Hvac Dampers And Their Types

A damper is valve that is installed in the ducts or chimney of a HVAC to regulate the flow of air. They are used to cut down the flow of air to unused rooms, to prevent back drafting, stop transmission of noise through the ducts etc. They are of various types. Let’s take a look-

Zone dampers:

A HVAC is designed to circulate air to the whole house. But all parts of the house do not require cool or hot air at the same time throughout the day. In the day time it is the living room where a good airflow is required. And the bed rooms need to be warmed or cooled at night. Thee HVAC is commonly divided up into multiple zones. In most houses, the main floor is considered a single heating zone. The upstairs bedrooms are clubbed as another. This hot or cool air is directed to living room (main zone) in the day time, allowing the unoccupied areas to be at moderate level. This zoning is done through the dampers which open or close to control air flow to rooms. These are generally operated through electricity, vacuum or compressed air. In all the systems a motor is usually connected to the damper through a mechanical coupling.

There are two designs in electric dampers. In the first one the motor is connected at the two stopping points - "damper open" and "damper closed". In other words if the damper is in open position, the motor would run to keep it in this way. It will shut off to close the damper. On the other hand if the damper is in closed position, the motor would run to keep it closed. It will shut to open the damper. The motor is commonly powered from the same 24 volt AC power source that is used for the rest of the control system. This type of damper is connected by low voltage thermostats which require simple wiring. But simultaneous closing and opening all dampers can harm the system.

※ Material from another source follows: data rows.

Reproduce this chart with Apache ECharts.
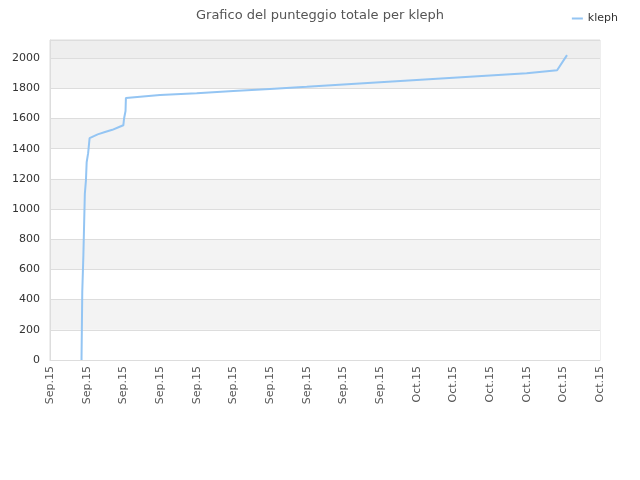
<!DOCTYPE html>
<html><head><meta charset="utf-8">
<script src="https://cdn.jsdelivr.net/npm/echarts@6/dist/echarts.min.js"></script>
<style>html,body{margin:0;padding:0;background:#fff}#c{width:640px;height:480px}</style>
</head><body><div id="c"></div>
<script>
const xTickLabels = ["Sep.15","Sep.15","Sep.15","Sep.15","Sep.15","Sep.15","Sep.15","Sep.15","Sep.15","Sep.15","Oct.15","Oct.15","Oct.15","Oct.15","Oct.15","Oct.15"];
const times = [0.86,0.86,0.88,0.88,0.91,0.91,0.95,0.95,0.98,0.98,1.0,1.0,1.04,1.04,1.08,1.08,1.1,1.3,1.5,1.7,1.9,2.0,2.02,2.02,2.06,2.07,2.1,3,4,5,6,7,8,9,10,11,12,13,13.83,14.1];
const scores = [0,20,30,450,460,690,700,1100,1110,1190,1200,1310,1320,1370,1380,1470,1480,1495,1510,1525,1545,1555,1560,1600,1650,1735,1742,1755,1768,1782,1796,1810,1825,1840,1855,1870,1885,1900,1920,2020];
const seriesName = "kleph";
const titleText = "Grafico del punteggio totale per kleph";

const data = times.map((t,i)=>[t,scores[i]]);
const chart = echarts.init(document.getElementById('c'));
chart.setOption({
  animation:false,
  title:{text:titleText,left:'center',top:4,textStyle:{fontSize:13,fontWeight:'normal',color:'#555',fontFamily:'DejaVu Sans'}},
  legend:{right:17,top:8,itemWidth:11,itemHeight:2,itemGap:8,textStyle:{fontSize:11,color:'#333',fontFamily:'DejaVu Sans'},data:[{name:seriesName,icon:'rect'}]},
  grid:{left:50,right:40,top:40,bottom:120,show:true,borderColor:'#dddddd',borderWidth:1},
  xAxis:{type:'value',min:0,max:15,interval:1,
    axisLine:{show:true,lineStyle:{color:'#dddddd'}},axisTick:{show:false},splitLine:{show:false},
    axisLabel:{rotate:90,fontSize:11,color:'#555',fontFamily:'DejaVu Sans',margin:6,formatter:(v)=>xTickLabels[Math.round(v)]}},
  yAxis:{type:'value',min:0,max:2120,interval:200,
    axisLine:{show:true,lineStyle:{color:'#dddddd'}},axisTick:{show:false},
    axisLabel:{fontSize:11,color:'#333',fontFamily:'DejaVu Sans',showMaxLabel:false,margin:10,formatter:(v)=>String(v)},
    splitLine:{show:true,lineStyle:{color:'#dddddd'}},
    splitArea:{show:true,areaStyle:{color:['#ffffff','#f3f3f3','#ffffff','#f3f3f3','#ffffff','#f3f3f3','#ffffff','#f3f3f3','#ffffff','#f3f3f3','#eeeeee']}}},
  series:[{name:seriesName,type:'line',data:data,showSymbol:false,lineStyle:{color:'#94c5f3',width:2},itemStyle:{color:'#94c5f3'}}]
});
</script></body></html>
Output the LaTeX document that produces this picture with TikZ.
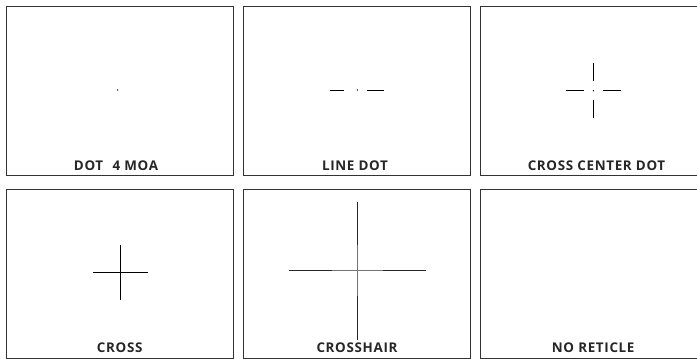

Another style of electrically powered damper uses a spring-return mechanism and a shaded-pole synchronous motor. Here the force of the spring opens the damper and the force of the motor closes it. Shutting off the electric power re-opens the damper.

In vacuum-operated or pneumatically operated zone dampers, the thermostat switches vacuum on or off. The vacuum in turn moves a spring-loaded rubber diaphragm that regulates the damper.

Back Draft Dampers

These dampers are designed to allow the air to travel in one way. These dampers would prevent the exhaust air to backdraft and get mixed with air inside the living space. They are circular in shape positioned against the walls. They run on gravity which creates natural seal. When air pushes against them from the correct direction, they open up.

Economizer dampers


These dampers are designed to cut down the utility bills generated due to running a HVAC system. When the HVAC is in cooling mode, the economizers bring outside air into a building for cooling purpose. They have two dampers. The outside air damper brings in outside air into the system, while the return air damper takes in the circulated air back into the system.

Face and bypass dampers

These face and bypass dampers work together with a cooling coil to regulate temperature. They can close to make the air take a detour when the temperatures reach the levels that was set. Cutting own airflow will increase the temperature whereas the damper will open to cool the air across the coil.

Duct Vibration Dampeners


The duct carries various types of noises with air that get transmitted into the living space. These noises are very disturbing and can often disrupt sleep at night. Duct vibration dampers are fitted to reduce the level of unwanted noises.